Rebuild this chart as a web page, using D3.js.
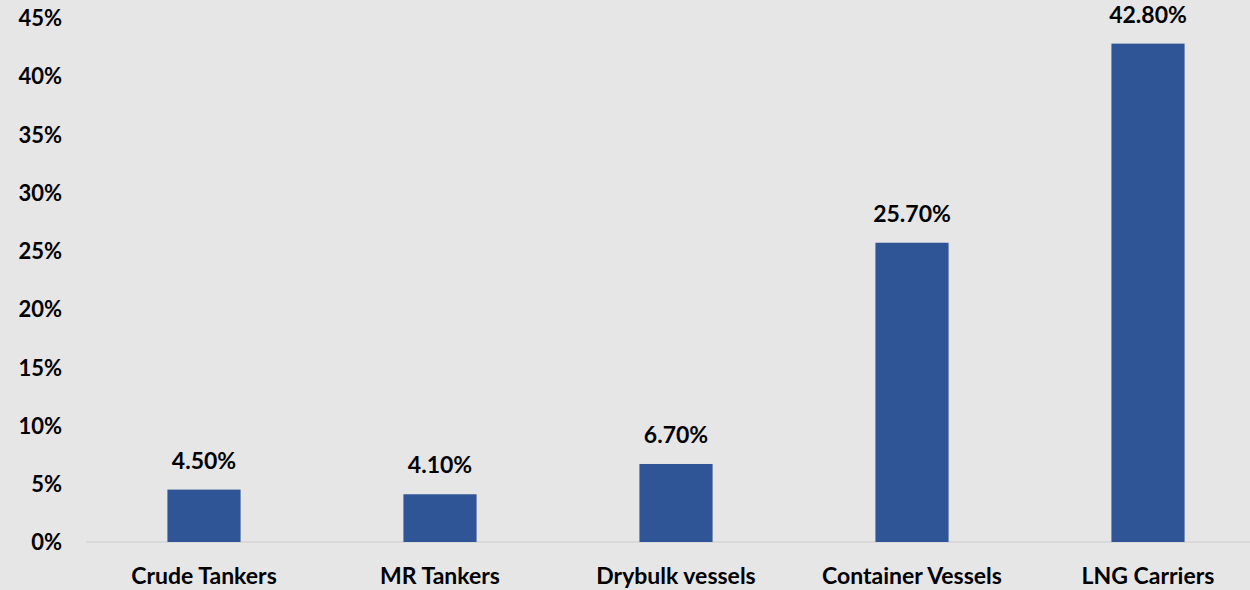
<!DOCTYPE html>
<html>
<head>
<meta charset="utf-8">
<script src="https://cdn.jsdelivr.net/npm/d3@7"></script>
<style>
  body { margin: 0; background: #e7e6e6; }
  svg { display: block; }
  text { font-family: Lato, "Open Sans", sans-serif; font-weight: bold; fill: #000; }
</style>
</head>
<body>
<div id="chart"></div>
<script>
const categories = ['Crude Tankers', 'MR Tankers', 'Drybulk vessels', 'Container Vessels', 'LNG Carriers']
const values = [4.5, 4.1, 6.7, 25.7, 42.8]
const yticks = [0, 5, 10, 15, 20, 25, 30, 35, 40, 45]

const W = 1250, H = 590
const margin = {top: 18, bottom: 48, left: 86, right: -16}

const svg = d3.select('#chart').append('svg')
  .attr('width', W)
  .attr('height', H)

svg.append('rect').attr('width', W).attr('height', H).attr('fill', '#e7e6e6')

const x = d3.scaleBand()
  .domain(categories)
  .range([margin.left, W - margin.right])
  .paddingInner(0.69)
  .paddingOuter(0.345)

const y = d3.scaleLinear()
  .domain([0, 45])
  .range([H - margin.bottom, margin.top])

// y axis labels
const yax = svg.append('g')
  .attr('transform', 'translate(' + 62 + ',0)')
  .call(d3.axisLeft(y).tickValues(yticks).tickFormat(d => d + '%').tickSize(0).tickPadding(0))
yax.select('.domain').remove()
yax.selectAll('text').attr('font-size', 22).attr('dy', '0.35em')
  .style('font-family', 'Lato, "Open Sans", sans-serif').style('font-weight', 'bold')

// baseline
svg.append('line')
  .attr('x1', margin.left).attr('x2', W)
  .attr('y1', y(0)).attr('y2', y(0))
  .attr('stroke', '#d9d9d9').attr('stroke-width', 2)

// bars
svg.selectAll('rect.bar')
  .data(values)
  .join('rect')
  .attr('class', 'bar')
  .attr('x', (d, i) => x(categories[i]))
  .attr('width', x.bandwidth())
  .attr('y', d => y(d))
  .attr('height', d => y(0) - y(d))
  .attr('fill', '#2f5597')

// value labels
svg.selectAll('text.val')
  .data(values)
  .join('text')
  .attr('class', 'val')
  .attr('x', (d, i) => x(categories[i]) + x.bandwidth() / 2)
  .attr('y', d => y(d) - 21)
  .attr('text-anchor', 'middle')
  .attr('font-size', 23)
  .text(d => d.toFixed(2) + '%')

// x axis labels
const xax = svg.append('g')
  .attr('transform', 'translate(0,' + y(0) + ')')
  .call(d3.axisBottom(x).tickSize(0).tickPadding(0))
xax.select('.domain').remove()
xax.selectAll('text').attr('font-size', 23).attr('y', 42).attr('dy', 0)
  .style('font-family', 'Lato, "Open Sans", sans-serif').style('font-weight', 'bold')
</script>
</body>
</html>
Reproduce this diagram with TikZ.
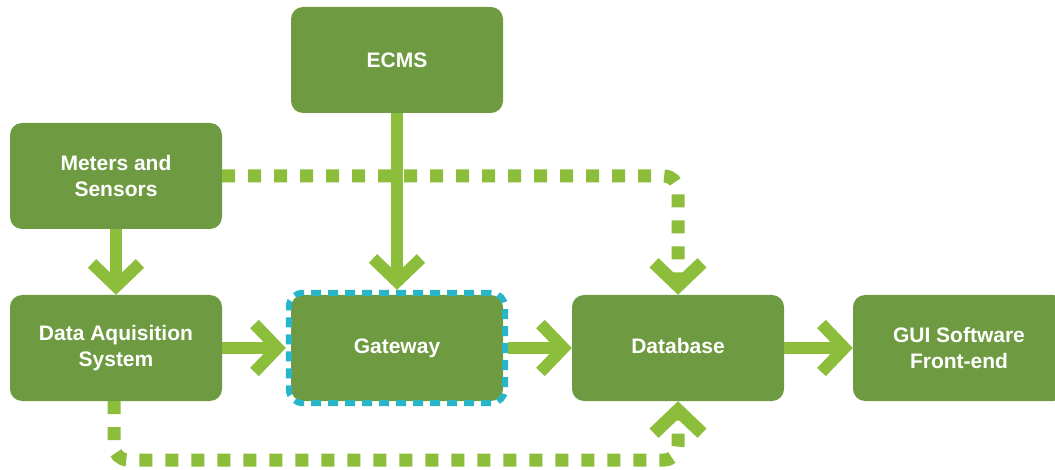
\documentclass[tikz,border=0pt]{standalone}
\usepackage{fontspec}
\setmainfont{Liberation Sans}
\usetikzlibrary{arrows.meta,fit}
\definecolor{boxgreen}{HTML}{6E9B41}
\definecolor{arrowgreen}{HTML}{8CBE3C}
\definecolor{gwcyan}{HTML}{29B5C8}

\begin{document}
\begin{tikzpicture}[x=1pt,y=-1pt,
	box/.style={fill=boxgreen,rounded corners=12pt,minimum width=212pt,minimum height=106pt,inner sep=0pt,text=white,align=center,font=\bfseries\fontsize{21}{26}\selectfont},
	gwframe/.style={draw=gwcyan,line width=6pt,dash pattern=on 10pt off 7pt,rounded corners=14pt,inner sep=2pt},
	flow/.style={draw=arrowgreen,line width=12pt,-{Straight Barb[length=23pt,width=48pt]}},
	dflow/.style={flow,line width=13pt,dash pattern=on 13pt off 13pt,rounded corners=14pt}]
	\useasboundingbox (0,0) rectangle (1055,470);
	\node[box] (ecms) at (397,60) {ECMS};
	\node[box] (ms) at (116,176) {Meters and\\Sensors};
	\node[box] (dq) at (116,348) {Data Aquisition\\System};
	\node[box] (gw) at (397,348) {\strut Gateway};
	\node[gwframe,fit=(gw)] (gwf) {};
	\node[box] (db) at (678,348) {\strut Database};
	\node[box] (gui) at (959,348) {GUI Software\\Front-end};
	\coordinate (dqlow) at (114,460);

	\draw[flow] (ms) -- (dq);
	\draw[flow] (ecms) -- (gwf);
	\draw[flow] (dq) -- (gwf);
	\draw[flow] (gwf) -- (db);
	\draw[flow] (db) -- (gui);
	\draw[dflow] (ms.east) -| (db.north);
	\draw[dflow] (dq.south -| dqlow) -- (dqlow) -| (db.south);
\end{tikzpicture}
\end{document}
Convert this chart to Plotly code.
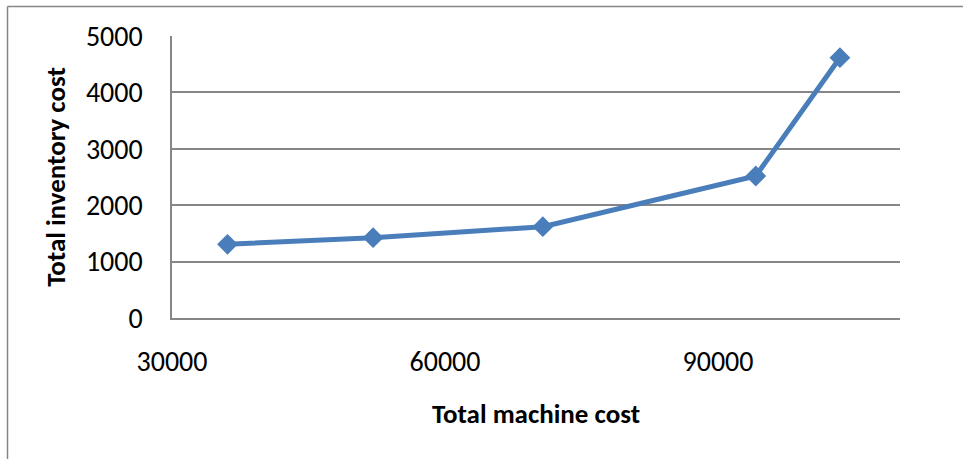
import plotly.graph_objects as go

# Machine cost vs. inventory cost
machine_cost = [36100, 52100, 70750, 94150, 103400]
inventory_cost = [1307, 1424, 1619, 2518, 4615]

x_ticks = [30000, 60000, 90000]
y_ticks = [0, 1000, 2000, 3000, 4000, 5000]

FONT = "Carlito, Calibri, Lato, sans-serif"
BLUE = "#4A7EBB"
GRID = "#868686"

fig = go.Figure()
fig.add_trace(go.Scatter(
    x=machine_cost,
    y=inventory_cost,
    mode="lines+markers",
    line=dict(color=BLUE, width=5),
    marker=dict(symbol="diamond", size=16, color=BLUE),
    showlegend=False,
))

fig.update_layout(
    width=963,
    height=459,
    margin=dict(l=172, r=63, t=36, b=141),
    paper_bgcolor="white",
    plot_bgcolor="white",
    font=dict(family=FONT, color="black", size=28),
    xaxis=dict(
        range=[30000, 110000],
        tickvals=x_ticks,
        ticktext=[str(v) for v in x_ticks],
        showgrid=False,
        zeroline=False,
        showline=True,
        linecolor=GRID,
        linewidth=1.5,
        ticks="",
        ticklabelstandoff=18,
        tickfont=dict(size=28),
        title=dict(text="<b>Total machine cost</b>", font=dict(size=27), standoff=26),
    ),
    yaxis=dict(
        range=[0, 5000],
        tickvals=y_ticks,
        ticktext=[str(v) for v in y_ticks],
        showgrid=True,
        gridcolor=GRID,
        gridwidth=1.5,
        zeroline=False,
        showline=True,
        linecolor=GRID,
        linewidth=1.5,
        ticks="",
        ticklabelstandoff=22,
        tickfont=dict(size=28),
        title=dict(text="<b>Total inventory cost</b>", font=dict(size=27), standoff=12),
    ),
    shapes=[
        # chart frame (top and left edges)
        dict(type="line", xref="paper", yref="paper",
             x0=(7.5 - 172) / 728, x1=1.2, y0=(318 - 6.5) / 282, y1=(318 - 6.5) / 282,
             line=dict(color=GRID, width=1.5)),
        dict(type="line", xref="paper", yref="paper",
             x0=(7.5 - 172) / 728, x1=(7.5 - 172) / 728, y0=(318 - 6.5) / 282, y1=-0.7,
             line=dict(color=GRID, width=1.5)),
    ],
)

fig.write_html("out.html")
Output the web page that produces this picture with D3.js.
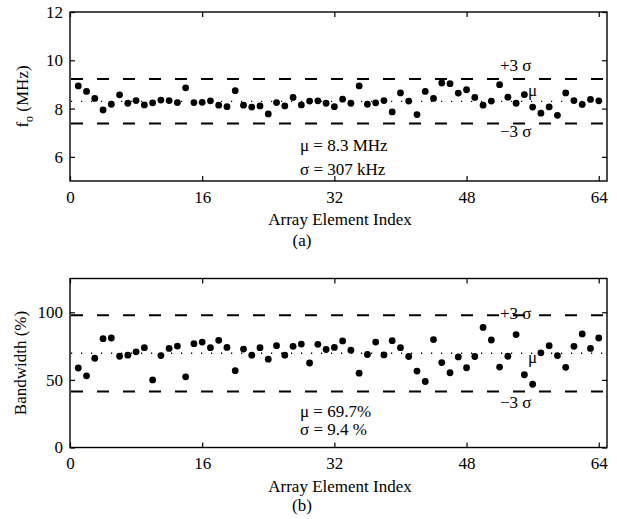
<!DOCTYPE html>
<html>
<head>
<meta charset="utf-8">
<script src="https://cdn.jsdelivr.net/npm/d3@7"></script>
<style>
  body { margin: 0; background: #fff; }
  svg text { font-family: "Liberation Serif", "DejaVu Serif", serif !important; fill: #000; }
</style>
</head>
<body>
<div id="wrapper"></div>
<script>
// data
const xTicks = [0, 16, 32, 48, 64]
const freqTicks = [6, 8, 10, 12]
const bwTicks = [0, 50, 100]

const freqValues = [
  8.94, 8.71, 8.42, 7.94, 8.18, 8.57, 8.22, 8.33, 8.15, 8.24, 8.35, 8.33, 8.25, 8.86, 8.25, 8.26,
  8.32, 8.14, 8.08, 8.74, 8.14, 8.06, 8.11, 7.78, 8.25, 8.11, 8.46, 8.15, 8.31, 8.32, 8.22, 8.08,
  8.39, 8.22, 8.94, 8.18, 8.24, 8.33, 7.86, 8.65, 8.31, 7.75, 8.71, 8.42, 9.06, 9.03, 8.64, 8.78,
  8.46, 8.14, 8.31, 8.99, 8.47, 8.22, 8.58, 8.06, 7.81, 8.07, 7.72, 8.65, 8.33, 8.17, 8.38, 8.32
]
const bwValues = [
  58.8, 53, 66, 80.5, 81, 67.5, 68.3, 70.8, 73.8, 50, 68, 73.3, 75, 52.3, 76.8, 78,
  73.8, 79.3, 74, 56.8, 72.8, 68.3, 73.8, 65.3, 75.3, 68.3, 74.8, 76.5, 62.5, 76.3, 72.5, 74,
  78.8, 72, 55, 68.8, 78, 68.5, 79, 73.8, 67.3, 56.5, 48.8, 79.8, 62.8, 55.3, 67, 59,
  67.3, 88.8, 79.5, 59.5, 67.5, 83.5, 53.8, 46.8, 70, 75.3, 68, 59.3, 74.8, 84, 73.3, 81
]

const freqMean = 8.3
const freqSigma = 0.307
const bwMean = 69.7
const bwSigma = 9.4

const panels = [
  {
    values: freqValues, ticks: freqTicks, domain: [5, 12],
    mean: freqMean, sigma: freqSigma,
    top: 12, bottom: 181, xPad: 10,
    yLabel: "f", ySub: "o", yLabelRest: " (MHz)", yLabelX: 28,
    stats: ["\u03bc = 8.3 MHz", "\u03c3 = 307 kHz"], statsY: [150.5, 175],
    plusY: 71, muY: 96, minusY: 137,
    caption: "(a)", captionY: 246
  },
  {
    values: bwValues, ticks: bwTicks, domain: [0, 125],
    mean: bwMean, sigma: bwSigma,
    top: 278.5, bottom: 447.5, xPad: 9,
    yLabel: "Bandwidth (%)", ySub: null, yLabelRest: "", yLabelX: 26,
    stats: ["\u03bc = 69.7%", "\u03c3 = 9.4 %"], statsY: [416.5, 435],
    plusY: 319, muY: 363, minusY: 408,
    caption: "(b)", captionY: 511
  }
]

const width = 617
const height = 519
const left = 70
const right = 607
const font = "Liberation Serif"

const svg = d3.select("#wrapper")
  .append("svg")
  .attr("width", width)
  .attr("height", height)
  .attr("font-family", font)

const xScale = d3.scaleLinear()
  .domain([0, 65])
  .range([left, right])

panels.forEach(p => {
  const yScale = d3.scaleLinear()
    .domain(p.domain)
    .range([p.bottom, p.top])

  const g = svg.append("g")

  // reference lines
  const lines = [
    { v: p.mean + 3 * p.sigma, dash: "12,14", w: 2 },
    { v: p.mean - 3 * p.sigma, dash: "12,14", w: 2 },
    { v: p.mean, dash: "1.2,8.8", w: 1.3 }
  ]
  g.selectAll(".ref")
    .data(lines)
    .join("line")
    .attr("x1", left + 1)
    .attr("x2", right)
    .attr("y1", d => yScale(d.v))
    .attr("y2", d => yScale(d.v))
    .attr("stroke", "#000")
    .attr("stroke-width", d => d.w)
    .attr("stroke-dasharray", d => d.dash)

  // points
  g.selectAll("circle")
    .data(p.values)
    .join("circle")
    .attr("cx", (d, i) => xScale(i + 1))
    .attr("cy", d => yScale(d))
    .attr("r", 3.4)
    .attr("fill", "#000")

  // axes, ticks pointing inward
  const xAxis = g.append("g")
    .attr("transform", `translate(0,${p.bottom})`)
    .call(d3.axisBottom(xScale).tickValues(xTicks).tickSize(-5).tickPadding(p.xPad).tickFormat(d3.format("d")))
  const xTop = g.append("g")
    .attr("transform", `translate(0,${p.top})`)
    .call(d3.axisTop(xScale).tickValues(xTicks).tickSize(-5).tickFormat(""))
  const yAxis = g.append("g")
    .attr("transform", `translate(${left},0)`)
    .call(d3.axisLeft(yScale).tickValues(p.ticks).tickSize(-5).tickPadding(7).tickFormat(d3.format("d")))
  const yRight = g.append("g")
    .attr("transform", `translate(${right},0)`)
    .call(d3.axisRight(yScale).tickValues(p.ticks).tickSize(-5).tickFormat(""))

  ;[xAxis, xTop, yAxis, yRight].forEach(a => {
    a.attr("font-family", font).attr("font-size", 17)
    a.select(".domain").remove()
    a.selectAll("line").attr("stroke", "#000").attr("stroke-width", 1.2)
  })

  // box
  g.append("rect")
    .attr("x", left)
    .attr("y", p.top)
    .attr("width", right - left)
    .attr("height", p.bottom - p.top)
    .attr("fill", "none")
    .attr("stroke", "#000")
    .attr("stroke-width", 1.4)

  // labels on the lines
  g.append("text").attr("x", 500).attr("y", p.plusY).attr("font-size", 17).text("+3 \u03c3")
  g.append("text").attr("x", 528).attr("y", p.muY).attr("font-size", 17).text("\u03bc")
  g.append("text").attr("x", 500).attr("y", p.minusY).attr("font-size", 17).text("\u22123 \u03c3")

  // statistics
  g.selectAll(".stat")
    .data(p.stats)
    .join("text")
    .attr("x", 300)
    .attr("y", (d, i) => p.statsY[i])
    .attr("font-size", 17)
    .text(d => d)

  // x label and caption
  g.append("text")
    .attr("x", 340)
    .attr("y", p.bottom + 44)
    .attr("text-anchor", "middle")
    .attr("font-size", 17)
    .text("Array Element Index")
  g.append("text")
    .attr("x", 302)
    .attr("y", p.captionY)
    .attr("text-anchor", "middle")
    .attr("font-size", 17)
    .text(p.caption)

  // y label
  const yl = g.append("text")
    .attr("transform", `translate(${p.yLabelX},${(p.top + p.bottom) / 2}) rotate(-90)`)
    .attr("text-anchor", "middle")
    .attr("font-size", 17)
  yl.append("tspan").text(p.yLabel)
  if (p.ySub) {
    yl.append("tspan").attr("dy", 5).attr("font-size", 12).text(p.ySub)
    yl.append("tspan").attr("dy", -5).text(p.yLabelRest)
  }
})
</script>
</body>
</html>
....................
__Given task__: Only the lines between the one with "Output the web" and the one with "const bwTicks = [0, 50, 100]", those two included, get copied from the material above. Keep it exact and free of pictures.

__Result for this task__:
Output the web page that produces this picture with D3.js.
<!DOCTYPE html>
<html>
<head>
<meta charset="utf-8">
<script src="https://cdn.jsdelivr.net/npm/d3@7"></script>
<style>
  body { margin: 0; background: #fff; }
  svg text { font-family: "Liberation Serif", "DejaVu Serif", serif !important; fill: #000; }
</style>
</head>
<body>
<div id="wrapper"></div>
<script>
// data
const xTicks = [0, 16, 32, 48, 64]
const freqTicks = [6, 8, 10, 12]
const bwTicks = [0, 50, 100]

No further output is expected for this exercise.